8ter. Sequence view (#8)¶
sequenceDiagram
participant DAG as Verdict DAG (orchestration)
participant PA as replay subprocess A (spawn, capped)
participant PB as replay subprocess B (spawn, capped)
participant PG as PG finetune_results (+ provenance)
participant ST as ε_prod store (key=prod image SHA)
participant DEC as _decide_verdict (pure)
DAG->>PA: spawn(env: hashseed+thread-caps)
DAG->>PB: spawn(env: hashseed+thread-caps)
PA-->>DAG: f1_buy_a + env_fingerprint
PB-->>DAG: f1_buy_b
DAG->>PG: read canonical f1_buy + provenance + run_id
DAG->>ST: read ε_prod (by prod image SHA)
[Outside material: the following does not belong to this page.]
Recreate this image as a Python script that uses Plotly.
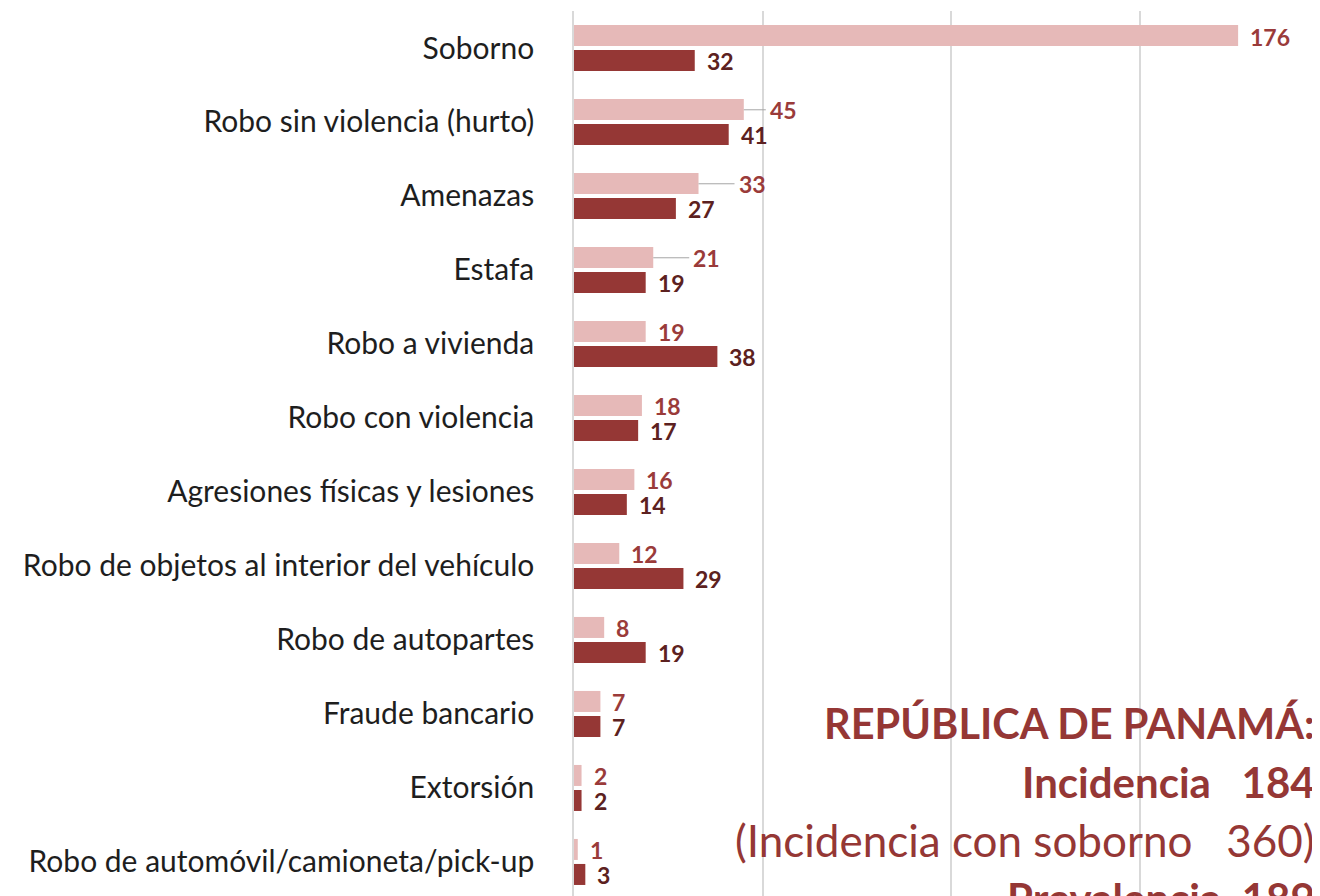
import plotly.graph_objects as go

categories = [
    "Soborno",
    "Robo sin violencia (hurto)",
    "Amenazas",
    "Estafa",
    "Robo a vivienda",
    "Robo con violencia",
    "Agresiones físicas y lesiones",
    "Robo de objetos al interior del vehículo",
    "Robo de autopartes",
    "Fraude bancario",
    "Extorsión",
    "Robo de automóvil/camioneta/pick-up",
]
serie_clara = [176, 45, 33, 21, 19, 18, 16, 12, 8, 7, 2, 1]
serie_oscura = [32, 41, 27, 19, 38, 17, 14, 29, 19, 7, 2, 3]

# extra pixel offsets for the labels that were moved (with leader lines)
label_moves = {1: 14, 2: 28, 3: 28}

resumen = [
    ("<b>REPÚBLICA DE PANAMÁ:</b>", 0, 41.5),
    ("<b>Incidencia\u00a0\u00a0\u00a0184</b>", 1, 42),
    ("(Incidencia con soborno\u00a0\u00a0\u00a0360)", 2, 44),
    ("<b>Prevalencia\u00a0\u00a0189</b>", 3, 42),
]

C_LIGHT = "#E6B9B8"
C_DARK = "#953735"
T_LIGHT = "#9A3B3A"
T_DARK = "#5C2120"
FONT = "Lato"

# figure is placed 8px from the page's top-left corner
W, H = 1312, 888
ML, MT = 566, 3
PW, PH = W - ML, H - MT
XMAX = 197.7
YTOP, YBOT = -0.5, 11.46

idx = list(range(len(categories)))

fig = go.Figure()
fig.add_trace(go.Bar(y=idx, x=serie_clara, orientation="h", marker_color=C_LIGHT,
                     marker_line_width=0, hoverinfo="x"))
fig.add_trace(go.Bar(y=idx, x=serie_oscura, orientation="h", marker_color=C_DARK,
                     marker_line_width=0, hoverinfo="x"))

annotations = []
shapes = []
ppu = PW / XMAX
for i in idx:
    mv = label_moves.get(i, 0)
    annotations.append(dict(x=serie_clara[i], y=i, xref="x", yref="y", text="<b>%d</b>" % serie_clara[i],
                            showarrow=False, xanchor="left", yanchor="middle", xshift=10 + mv, yshift=11.5,
                            font=dict(family=FONT, size=23, color=T_LIGHT)))
    annotations.append(dict(x=serie_oscura[i], y=i, xref="x", yref="y", text="<b>%d</b>" % serie_oscura[i],
                            showarrow=False, xanchor="left", yanchor="middle", xshift=10, yshift=-13,
                            font=dict(family=FONT, size=23, color=T_DARK)))
    if mv:
        shapes.append(dict(type="line", xref="x", yref="y",
                           x0=serie_clara[i], x1=serie_clara[i] + (mv + 8) / ppu,
                           y0=i - 0.165, y1=i - 0.165,
                           line=dict(color="#A6A6A6", width=1)))

# white box hiding grid lines behind the summary text
shapes.append(dict(type="rect", xref="paper", yref="paper", x0=0.2, x1=1.0, y0=0.0, y1=(H - 678) / PH,
                   fillcolor="white", line_width=0, layer="between"))

for text, k, size in resumen:
    ypix = 715 + 58.5 * k  # figure pixel coords
    annotations.append(dict(x=(1309 - ML) / PW, y=(H - ypix) / PH, xref="paper", yref="paper", text=text,
                            showarrow=False, xanchor="right", yanchor="middle",
                            font=dict(family=FONT, size=size, color=C_DARK)))

fig.update_layout(
    width=W, height=H,
    margin=dict(l=ML, r=0, t=MT, b=0),
    paper_bgcolor="white", plot_bgcolor="white",
    barmode="group", bargap=0.324, bargroupgap=0.16,
    showlegend=False,
    annotations=annotations, shapes=shapes,
    xaxis=dict(range=[0, XMAX], tickvals=[0, 50, 100, 150], showticklabels=False,
               showgrid=True, gridcolor="#D9D9D9", gridwidth=1.5, zeroline=False,
               showline=False, fixedrange=True),
    yaxis=dict(range=[YBOT, YTOP], tickvals=idx, ticktext=categories, showgrid=False,
               zeroline=False, showline=True, linecolor="#D9D9D9", linewidth=1.5,
               ticks="", ticklabelstandoff=32,
               tickfont=dict(family=FONT, size=30, color="#1E1E1E")),
)

fig.write_html("out.html")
DAG->>DEC: determinism, parity(P0), divergence, gates
DEC-->>DAG: verdict + cause/reason
DAG->>DAG: emit Loki events + write artefact
9. ADR conformance¶
| ADR | How |
|---|---|
| ADR-0095 | diagnostic-story template (this is artefact 2/5) |
| ADR-0096 | thread-pool cap (the spawn-time half of §3.C). NB (#10): ADR-0096 covers the cap only — the LightGBM deterministic/force_row_wise flags + PYTHONHASHSEED are §3.C in addition (not ADR-0096) |
| ADR-23 | feature/artefact version pinning enforced inside P0 |
| ADR-25 | no silent fallback; all error paths → INCONCLUSIVE_TOOLING (shape-checked) |
| ADR-31 | event=key=value logs, no print |
| ADR-92 | DAG build SHA surfaced (doc_md + event=dag_loaded); also the P0 parity dimension |
Files to create / modify¶
| File | Action |
|---|---|
commun/finetune/diagnostic/s18_replay_fidelity.py |
new — pure probes + _decide_verdict + _measure_prod_envelope |
s18_step0_replay.py |
touch — expose _replay_cell for fresh-process call; Verdict stable |
dags/dag_diagnostic__s18_replay_fidelity.py |
new — verdict-job orchestration (or nightly CI per plan §7.1) |
dags/dag_diagnostic__s18_eps_prod.py (D0) |
new — separate gated ε_prod characterization DAG (rare cadence, SHA-keyed store) (#4) |
| canonical-provenance persistence (migration + writer) | new (precondition, #2) — persist build_sha/instance_type/feature+lib versions for the canonical run; INFEASIBLE-until-schema until shipped |
tests/unit/finetune/diagnostic/test_s18_replay_fidelity.py |
new — 5-way cartesian exhaustiveness (§5bis) + no-crash + H1→P0→H2 ordering |
| Loki catalogue (doc) | extend — the 4 events |
Open items (architecture)¶
- Fresh process (same pod) is the settled choice for H1, and it is justified, not a compromise (#11):
the canonical itself is produced cross-pod, so cross-pod determinism is what
_decide_verdictneeds — but that residual is already covered: P0 pinsinstance_type(so a microarch delta is caught, not silently tolerated) andε_prodbounds the prod cross-pod run-to-run spread. Same-pod H1 thus tests the determinism that is not otherwise bounded (in-image reproducibility), while P0 + ε_prod cover the cross-pod/image axis. Cross-pod H1 would be redundant with P0+ε_prod. Confirm at impl. - Job mode (manual DAG vs nightly CI) — plan §7.1 proposes manual DAG; ratify at impl.
- D0 placement = separate gated DAG (resolved, #4) — own DAG, rare cadence,
ε_prodstored keyed by prod image SHA; the verdict job reads it. (Was "same-pod sub-step vs separate DAG"; settled to separate for the resource-model conflict — committee rec #3.) - Canonical-provenance persistence (#2) — the P0 columns (
build_sha,instance_type, feature/lib versions) must land in the canonical persistence first (INFEASIBLE-until-schema); follow-up persistence story to scope.